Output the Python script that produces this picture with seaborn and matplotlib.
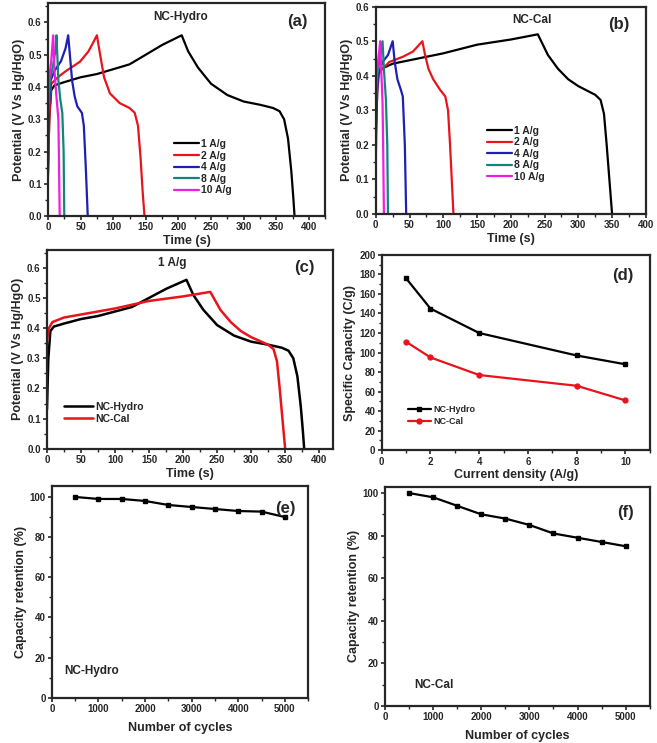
import numpy as np
import pandas as pd
import matplotlib
matplotlib.use('Agg')
import matplotlib.pyplot as plt
from matplotlib.ticker import MultipleLocator
import seaborn as sns

## ---- data ----
## (a) NC-Hydro GCD curves, time (s) / potential (V)
hyd_1_t = [0, 2, 5, 10, 25, 50, 75, 100, 125, 150, 175, 195, 205, 215, 230, 250, 275, 300, 325, 345, 355, 362, 368, 373, 376, 378]
hyd_1_v = [0.13, 0.30, 0.39, 0.405, 0.415, 0.43, 0.44, 0.455, 0.47, 0.50, 0.53, 0.55, 0.56, 0.51, 0.46, 0.41, 0.375, 0.355, 0.345, 0.335, 0.325, 0.30, 0.24, 0.14, 0.06, 0.0]
hyd_2_t = [0, 2, 5, 15, 28, 49, 62, 70, 75, 80, 86, 95, 110, 125, 133, 138, 142, 145, 148]
hyd_2_v = [0.12, 0.30, 0.41, 0.43, 0.45, 0.478, 0.51, 0.54, 0.56, 0.50, 0.43, 0.38, 0.35, 0.335, 0.32, 0.28, 0.18, 0.08, 0.0]
hyd_4_t = [0, 2, 4, 10, 20, 27, 31, 34, 37, 41, 45, 52, 55, 58, 61]
hyd_4_v = [0.22, 0.35, 0.42, 0.45, 0.48, 0.52, 0.56, 0.49, 0.42, 0.37, 0.34, 0.32, 0.28, 0.15, 0.0]
hyd_8_t = [0, 3, 8, 12, 13, 16, 19, 22, 24, 25]
hyd_8_v = [0.30, 0.42, 0.47, 0.52, 0.56, 0.42, 0.36, 0.32, 0.20, 0.0]
hyd_10_t = [0, 2, 5, 8, 10, 13, 16, 18]
hyd_10_v = [0.36, 0.43, 0.48, 0.56, 0.45, 0.37, 0.30, 0.0]

## (b) NC-Cal GCD curves
cal_1_t = [0, 3, 8, 25, 50, 100, 150, 200, 240, 245, 255, 270, 285, 300, 315, 325, 333, 338, 342, 346, 350]
cal_1_v = [0.36, 0.40, 0.42, 0.435, 0.445, 0.465, 0.49, 0.505, 0.52, 0.50, 0.46, 0.42, 0.39, 0.37, 0.355, 0.345, 0.33, 0.29, 0.20, 0.10, 0.0]
cal_2_t = [0, 2, 5, 20, 40, 55, 69, 73, 78, 85, 95, 103, 107, 110, 113, 115]
cal_2_v = [0.16, 0.35, 0.41, 0.44, 0.455, 0.47, 0.50, 0.46, 0.42, 0.39, 0.36, 0.34, 0.30, 0.20, 0.08, 0.0]
cal_4_t = [0, 3, 10, 18, 25, 28, 32, 37, 40, 43, 45]
cal_4_v = [0.23, 0.40, 0.44, 0.46, 0.50, 0.44, 0.39, 0.36, 0.34, 0.20, 0.0]
cal_8_t = [0, 2, 6, 10, 12, 15, 17, 18]
cal_8_v = [0.30, 0.40, 0.45, 0.50, 0.42, 0.33, 0.20, 0.0]
cal_10_t = [0, 2, 5, 6.5, 8, 10, 11, 12]
cal_10_v = [0.36, 0.42, 0.47, 0.50, 0.42, 0.32, 0.18, 0.0]

rates = ['1 A/g', '2 A/g', '4 A/g', '8 A/g', '10 A/g']
rate_colors = ['black', '#e8141b', '#1f1fb4', '#12857a', '#f01ee0']

## (d) specific capacity vs current density
density = [1, 2, 4, 8, 10]
cap_hydro = [176, 145, 120, 97, 88]
cap_cal = [111, 95, 77, 66, 51]

## (e), (f) cycling stability
cycles = [500, 1000, 1500, 2000, 2500, 3000, 3500, 4000, 4500, 5000]
ret_hydro = [100, 99, 99, 98, 96, 95, 94, 93, 92.7, 90]
ret_cal = [100, 98, 94, 90, 88, 85, 81, 79, 77, 75]

sns.set_style('ticks')
plt.rcParams['font.family'] = ['Liberation Sans', 'DejaVu Sans']
plt.rcParams['font.weight'] = 'bold'
plt.rcParams['axes.labelweight'] = 'bold'
plt.rcParams['axes.linewidth'] = 1.6
plt.rcParams['xtick.major.width'] = 1.2
plt.rcParams['ytick.major.width'] = 1.2
plt.rcParams['xtick.minor.width'] = 1.0
plt.rcParams['ytick.minor.width'] = 1.0
plt.rcParams['xtick.major.size'] = 3
plt.rcParams['ytick.major.size'] = 3
plt.rcParams['xtick.minor.size'] = 2
plt.rcParams['ytick.minor.size'] = 2
plt.rcParams['xtick.labelsize'] = 7
plt.rcParams['ytick.labelsize'] = 7
plt.rcParams['xtick.major.pad'] = 1.5
plt.rcParams['ytick.major.pad'] = 1.5

fig = plt.figure(figsize=(6.57, 7.43), dpi=100)
ax_a = fig.add_axes([0.073, 0.709, 0.422, 0.287])
ax_b = fig.add_axes([0.572, 0.712, 0.411, 0.279])
ax_c = fig.add_axes([0.0715, 0.396, 0.435, 0.268])
ax_d = fig.add_axes([0.581, 0.394, 0.408, 0.263])
ax_e = fig.add_axes([0.079, 0.061, 0.390, 0.285])
ax_f = fig.add_axes([0.586, 0.050, 0.403, 0.295])

lbl = dict(fontsize=9, fontweight='bold', labelpad=2)
leg_kw = dict(frameon=False, prop={'weight': 'bold', 'size': 7.5},
              handletextpad=0.2, labelspacing=0.15, borderpad=0)


def bold_ticks(ax):
    for t in ax.get_xticklabels() + ax.get_yticklabels():
        t.set_fontweight('bold')


def gcd_panel(ax, curves, title, title_x, tag, xmax, ymax, legend_pos):
    for (t, v), name, col in zip(curves, rates, rate_colors):
        sns.lineplot(x=t, y=v, sort=False, estimator=None, color=col, lw=1.6,
                     label=name, ax=ax)
    ax.set_xlim(0, xmax)
    ax.set_ylim(0, ymax)
    ax.xaxis.set_major_locator(MultipleLocator(50))
    ax.xaxis.set_minor_locator(MultipleLocator(25))
    ax.yaxis.set_major_locator(MultipleLocator(0.1))
    ax.yaxis.set_minor_locator(MultipleLocator(0.05))
    ax.set_xlabel('Time (s)', **lbl)
    ax.set_ylabel('Potential (V Vs Hg/HgO)', **lbl)
    ax.text(title_x, 0.92, title, transform=ax.transAxes, ha='center', fontsize=8.5, fontweight='bold')
    ax.text(0.9, 0.89, tag, transform=ax.transAxes, ha='center', fontsize=12, fontweight='bold')
    ax.legend(loc='center', bbox_to_anchor=legend_pos, handlelength=2.4, **leg_kw)
    bold_ticks(ax)


hydro_curves = [(hyd_1_t, hyd_1_v), (hyd_2_t, hyd_2_v), (hyd_4_t, hyd_4_v),
                (hyd_8_t, hyd_8_v), (hyd_10_t, hyd_10_v)]
cal_curves = [(cal_1_t, cal_1_v), (cal_2_t, cal_2_v), (cal_4_t, cal_4_v),
              (cal_8_t, cal_8_v), (cal_10_t, cal_10_v)]
gcd_panel(ax_a, hydro_curves, 'NC-Hydro', 0.48, '(a)', 425, 0.66, (0.56, 0.23))
gcd_panel(ax_b, cal_curves, 'NC-Cal', 0.58, '(b)', 400, 0.6, (0.52, 0.29))

## (c) comparison at 1 A/g
sns.lineplot(x=hyd_1_t, y=hyd_1_v, sort=False, estimator=None, color='black', lw=1.8,
             label='NC-Hydro', ax=ax_c)
sns.lineplot(x=cal_1_t, y=cal_1_v, sort=False, estimator=None, color='#e8141b', lw=1.8,
             label='NC-Cal', ax=ax_c)
ax_c.set_xlim(0, 420)
ax_c.set_ylim(0, 0.66)
ax_c.xaxis.set_major_locator(MultipleLocator(50))
ax_c.xaxis.set_minor_locator(MultipleLocator(25))
ax_c.yaxis.set_major_locator(MultipleLocator(0.1))
ax_c.yaxis.set_minor_locator(MultipleLocator(0.05))
ax_c.set_xlabel('Time (s)', **lbl)
ax_c.set_ylabel('Potential (V Vs Hg/HgO)', **lbl)
ax_c.text(0.44, 0.92, '1 A/g', transform=ax_c.transAxes, ha='center', fontsize=8.5, fontweight='bold')
ax_c.text(0.9, 0.89, '(c)', transform=ax_c.transAxes, ha='center', fontsize=12, fontweight='bold')
ax_c.legend(loc='lower left', bbox_to_anchor=(0.04, 0.1), handlelength=2.8, **leg_kw)
bold_ticks(ax_c)

## (d) rate capability
ax_d.plot(density, cap_hydro, color='black', marker='s', ms=3.5, lw=1.6, label='NC-Hydro')
ax_d.plot(density, cap_cal, color='#e8141b', marker='o', ms=3.5, lw=1.6, label='NC-Cal')
ax_d.set_xlim(0, 11)
ax_d.set_ylim(0, 200)
ax_d.xaxis.set_major_locator(MultipleLocator(2))
ax_d.xaxis.set_minor_locator(MultipleLocator(1))
ax_d.yaxis.set_major_locator(MultipleLocator(20))
ax_d.yaxis.set_minor_locator(MultipleLocator(10))
ax_d.set_xlabel('Current density (A/g)', **lbl)
ax_d.set_ylabel('Specific Capacity (C/g)', **lbl)
ax_d.text(0.9, 0.87, '(d)', transform=ax_d.transAxes, ha='center', fontsize=12, fontweight='bold')
ax_d.legend(loc='lower left', bbox_to_anchor=(0.08, 0.1), handlelength=2.6,
            frameon=False, prop={'weight': 'bold', 'size': 6.5},
            handletextpad=0.2, labelspacing=0.35, borderpad=0)
bold_ticks(ax_d)


def cycle_panel(ax, ret, name, tag, ytop, name_pos, tag_pos):
    ax.plot(cycles, ret, color='black', marker='s', ms=3.5, lw=1.6)
    ax.set_xlim(0, 5500)
    ax.set_ylim(0, ytop)
    ax.xaxis.set_major_locator(MultipleLocator(1000))
    ax.xaxis.set_minor_locator(MultipleLocator(500))
    ax.yaxis.set_major_locator(MultipleLocator(20))
    ax.yaxis.set_minor_locator(MultipleLocator(10))
    ax.set_xlabel('Number of cycles', fontsize=9, fontweight='bold', labelpad=6)
    ax.set_ylabel('Capacity retention (%)', **lbl)
    ax.text(name_pos[0], name_pos[1], name, transform=ax.transAxes, fontsize=8.5, fontweight='bold')
    ax.text(tag_pos[0], tag_pos[1], tag, transform=ax.transAxes, ha='center', fontsize=12, fontweight='bold')
    bold_ticks(ax)


cycle_panel(ax_e, ret_hydro, 'NC-Hydro', '(e)', 105.5, (0.05, 0.11), (0.91, 0.87))
cycle_panel(ax_f, ret_cal, 'NC-Cal', '(f)', 103, (0.11, 0.08), (0.91, 0.86))

fig.savefig('out.png', dpi=100)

----------

» **Stated goal**: Pictures are excluded: retype only the lines from the beginning of the listing above through the line with "import seaborn as sns", both included.

» **Solution to this exercise**:
Output the Python script that produces this picture with seaborn and matplotlib.
import numpy as np
import pandas as pd
import matplotlib
matplotlib.use('Agg')
import matplotlib.pyplot as plt
from matplotlib.ticker import MultipleLocator
import seaborn as sns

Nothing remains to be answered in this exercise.